Über die Literatur kann ich nicht viel sagen. Ich befürchte, die russischsprachige Literatur ist in Usbekistan fast ausgestorben. Die usbekischen Schriftsteller wissen offenbar selbst nicht, was los ist, und scheinen nur wenig zu veröffentlichen.

Im Theaterbereich kenne ich mich besser aus. Da sehe ich vor allem Alim Salimow, der phantastische Sachen für das usbekische Jugendtheater macht. Aber Gott behüte, daß er auch nur versteckteste Anspielungen auf Themen macht, die offiziell tabu sind. Er hat zum Beispiel seine eigene Version der Biographie von Tamburlaine (Timur) auf die Bühne gebracht, die sofort verboten wurde. Ich fand es nicht besonders kontrovers. Aber man braucht nur ein klein wenig von der derzeit offiziellen Idolisierung Amir Timurs abzuweichen, und schon landet ein Stück im Orkus. Die Intellektuellen können eigentlich nur der offiziellen Linie folgen oder stumm bleiben.

Die usbekische Geschichte wird also neu geschrieben. Manches muß die ansässigen Russen schmerzen, wie das gezielte „Vergessen“ der Namen von russischen Intellektuellen, die viel für dieses Land und seine Leute getan haben. Auch Straßen werden umbenannt...

Das haben die Bolschewiken auch schon gemacht, die Geschichte umgeschrieben. Das hat Tradition hier, ist geradezu eine Besessenheit. Jedes neue Regime versucht, die Erinnerung an seine Vorgänger auszulöschen. Ich würde zum Beispiel die Denkmäler der sowjetischen Ära nicht antasten, nur eine Plakette anbringen, wann sie errichtet wurden. Das alles ist Geschichte. Ich glaube nicht, daß es besonders klug ist, im Zentrum von Taschkent nun ein riesiges Denkmal für Amir Timur zu errichten. Das ist doch eine Farce. In den letzten 100 Jahren haben sich am selben Platz sechs verschiedene Denkmäler abgelöst. Wie viele werden es noch sein?

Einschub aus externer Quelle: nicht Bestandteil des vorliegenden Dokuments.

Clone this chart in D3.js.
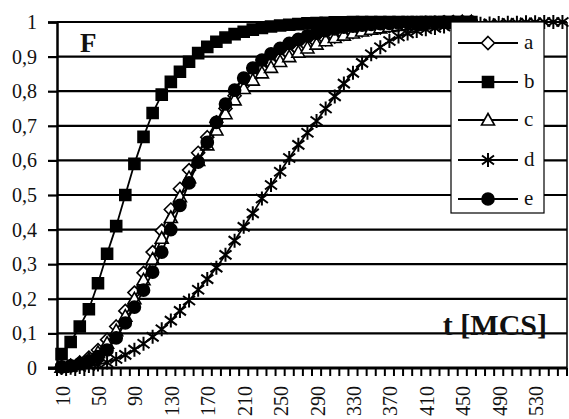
<!DOCTYPE html>
<meta charset="utf-8">
<style>
  body { margin: 0; background: #fff; }
  svg text { font-family: "Liberation Serif", "Times New Roman", serif; fill: #111; }
</style>
<body>
<div id="chart"></div>
<script src="https://d3js.org/d3.v7.min.js"></script>
<script>

// categories on the t axis (MCS)
var categories = [10,20,30,40,50,60,70,80,90,100,110,120,130,140,150,160,170,180,190,200,
  210,220,230,240,250,260,270,280,290,300,310,320,330,340,350,360,370,380,390,400,
  410,420,430,440,450,460,470,480,490,500,510,520,530,540,550,560];

var xLabels = [10,50,90,130,170,210,250,290,330,370,410,450,490,530];
var yTicks = [0,0.1,0.2,0.3,0.4,0.5,0.6,0.7,0.8,0.9,1];
var yLabels = ["0","0,1","0,2","0,3","0,4","0,5","0,6","0,7","0,8","0,9","1"];

// series values, t = 10 .. 460 (d runs to 560)
var seriesA = [0.002,0.007,0.016,0.03,0.052,0.082,0.12,0.165,0.218,0.275,
  0.335,0.397,0.458,0.518,0.572,0.622,0.667,0.71,0.75,0.787,
  0.818,0.843,0.863,0.88,0.895,0.908,0.92,0.931,0.941,0.95,
  0.958,0.965,0.971,0.976,0.98,0.984,0.988,0.991,0.993,0.995,
  0.996,0.997,0.998,0.999,1,1];
var seriesB = [0.04,0.075,0.12,0.17,0.245,0.33,0.41,0.5,0.59,0.668,
  0.737,0.79,0.827,0.856,0.885,0.91,0.928,0.943,0.955,0.965,
  0.972,0.978,0.983,0.987,0.99,0.992,0.994,0.996,0.997,0.998,
  0.999,0.999,1,1,1,1,1,1,1,1,
  1,1,1,1,1,1];
var seriesC = [0.002,0.006,0.013,0.025,0.045,0.072,0.108,0.15,0.2,0.255,
  0.315,0.375,0.435,0.495,0.55,0.6,0.645,0.688,0.735,0.775,
  0.808,0.832,0.853,0.869,0.886,0.9,0.913,0.925,0.936,0.946,
  0.955,0.962,0.968,0.974,0.979,0.983,0.987,0.99,0.992,0.994,
  0.996,0.997,0.998,0.999,1,1];
var seriesD = [0,0.001,0.003,0.006,0.01,0.016,0.026,0.038,0.053,0.07,
  0.09,0.112,0.137,0.165,0.195,0.226,0.257,0.29,0.327,0.368,
  0.408,0.447,0.49,0.529,0.567,0.607,0.645,0.68,0.714,0.75,
  0.785,0.822,0.853,0.882,0.907,0.927,0.945,0.958,0.967,0.974,
  0.979,0.983,0.987,0.99,0.992,0.994,0.995,0.996,0.997,0.998,
  0.998,0.999,0.999,1,1,1];
var seriesE = [0.003,0.006,0.012,0.02,0.033,0.052,0.087,0.13,0.176,0.225,
  0.277,0.335,0.4,0.47,0.535,0.595,0.652,0.71,0.763,0.803,
  0.838,0.867,0.89,0.908,0.924,0.938,0.95,0.96,0.968,0.975,
  0.98,0.985,0.988,0.991,0.993,0.995,0.996,0.997,0.998,0.998,
  0.999,0.999,1,1,1,1];

var width = 569, height = 419;
var plotL = 57, plotR = 567, plotT = 22, plotB = 368;

var svg = d3.select("#chart").append("svg")
    .attr("width", width)
    .attr("height", height);

var x = d3.scaleBand().domain(categories).range([plotL, plotR]);
var y = d3.scaleLinear().domain([0, 1]).range([plotB, plotT]);
var cx = function(t) { return x(t) + x.bandwidth() / 2; };

// horizontal grid
svg.append("g").selectAll("line")
    .data(yTicks)
  .enter().append("line")
    .attr("x1", plotL).attr("x2", plotR)
    .attr("y1", function(d) { return y(d); })
    .attr("y2", function(d) { return y(d); })
    .attr("stroke", "#000").attr("stroke-width", 2.2);

// right border
svg.append("line")
    .attr("x1", plotR).attr("x2", plotR).attr("y1", plotT).attr("y2", plotB)
    .attr("stroke", "#000").attr("stroke-width", 1.5);

// y axis
var yAxis = d3.axisLeft(y)
    .tickValues(yTicks)
    .tickFormat(function(d, i) { return yLabels[i]; })
    .tickSize(9)
    .tickPadding(11);
var gy = svg.append("g").attr("transform", "translate(" + plotL + ",0)").call(yAxis);
gy.select(".domain").attr("stroke-width", 2.5);
gy.selectAll(".tick line").attr("stroke-width", 2.2);
gy.selectAll("text").attr("font-size", 20).attr("fill", "#111")
    .attr("font-family", "'Liberation Serif', serif");

// x axis: ticks on category edges, labels every 4th category
svg.append("line")
    .attr("x1", plotL - 9).attr("x2", plotR).attr("y1", plotB).attr("y2", plotB)
    .attr("stroke", "#000").attr("stroke-width", 3);
svg.append("g").selectAll("line")
    .data(categories.concat(["end"]))
  .enter().append("line")
    .attr("x1", function(d) { return d === "end" ? plotR : x(d); })
    .attr("x2", function(d) { return d === "end" ? plotR : x(d); })
    .attr("y1", plotB).attr("y2", plotB + 8)
    .attr("stroke", "#000").attr("stroke-width", 2);
svg.append("g").selectAll("text")
    .data(xLabels)
  .enter().append("text")
    .attr("transform", function(d) { return "translate(" + (cx(d) + 1) + "," + (plotB + 18) + ") rotate(-90)"; })
    .attr("text-anchor", "end")
    .attr("dy", "0.35em")
    .attr("font-size", 20)
    .text(function(d) { return d; });

// markers
var shapes = {
  a: "M0,-6.5L6.5,0L0,6.5L-6.5,0Z",
  b: "M-5.5,-5.5L5.5,-5.5L5.5,5.5L-5.5,5.5Z",
  c: "M0,-6.5L6.5,5L-6.5,5Z",
  d: "M0,-7L0,7M-6,-4.5L6,4.5M-6,4.5L6,-4.5",
  e: d3.symbol(d3.symbolCircle, 115)()
};
var fills = { a: "#fff", b: "#000", c: "#fff", d: "none", e: "#000" };

var series = [
  { key: "a", values: seriesA },
  { key: "b", values: seriesB },
  { key: "c", values: seriesC },
  { key: "d", values: seriesD },
  { key: "e", values: seriesE }
];

var line = d3.line()
    .x(function(d) { return cx(d.t); })
    .y(function(d) { return y(d.v); });

series.forEach(function(s) {
  var pts = s.values.map(function(v, i) { return { t: categories[i], v: v }; });
  var g = svg.append("g");
  g.append("path")
      .datum(pts)
      .attr("d", line)
      .attr("fill", "none")
      .attr("stroke", "#000")
      .attr("stroke-width", 1.8);
  g.selectAll("path.m")
      .data(pts)
    .enter().append("path")
      .attr("class", "m")
      .attr("transform", function(d) { return "translate(" + cx(d.t) + "," + y(d.v) + ")"; })
      .attr("d", shapes[s.key])
      .attr("fill", fills[s.key])
      .attr("stroke", "#000")
      .attr("stroke-width", s.key === "d" ? 2 : 1.6);
});

// legend
var legend = svg.append("g").attr("class", "legend");
legend.append("rect")
    .attr("x", 451).attr("y", 22).attr("width", 93).attr("height", 191)
    .attr("fill", "#fff").attr("stroke", "#000").attr("stroke-width", 1.2);
var rowY = [43, 82, 120, 160, 199];
series.forEach(function(s, i) {
  var gl = legend.append("g").attr("transform", "translate(0," + rowY[i] + ")");
  gl.append("line")
      .attr("x1", 458).attr("x2", 518).attr("y1", 0).attr("y2", 0)
      .attr("stroke", "#000").attr("stroke-width", 1.8);
  gl.append("path")
      .attr("transform", "translate(488,0)")
      .attr("d", shapes[s.key])
      .attr("fill", fills[s.key])
      .attr("stroke", "#000")
      .attr("stroke-width", s.key === "d" ? 2 : 1.6);
  gl.append("text")
      .attr("x", 524).attr("y", 0).attr("dy", "0.3em")
      .attr("font-size", 21)
      .text(s.key);
});

// axis titles inside plot
svg.append("text")
    .attr("x", 80).attr("y", 52)
    .attr("font-size", 27).attr("font-weight", "bold")
    .text("F");
svg.append("text")
    .attr("x", 547).attr("y", 335)
    .attr("text-anchor", "end")
    .attr("font-size", 30).attr("font-weight", "bold")
    .text("t [MCS]");

</script>
</body>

Und wer sind die überhaupt, die sich da so gegen die russische Kultur wehren? Einzelne Usbeken? „Das Volk“? Ach was. So sehr hat man sich nicht verändert. Sehen die Usbeken jetzt etwa weniger russischsprachiges Fernsehen oder hören russischsprachiges Radio? Wenn eine Umfrage zu dem Ergebnis käme, daß russische Sendungen niemanden mehr interessieren, wäre es in Ordnung, wenn die Politiker sagten: Schluß, wir geben keine Gelder mehr. Aber ich glaube, daß hinter dieser ganzen Kontroverse eher ein paar schlaue Geschäftemacher stecken. Wenn die russischen Sender so beliebt sind, dann sollen und werden die Leute auch dafür zahlen.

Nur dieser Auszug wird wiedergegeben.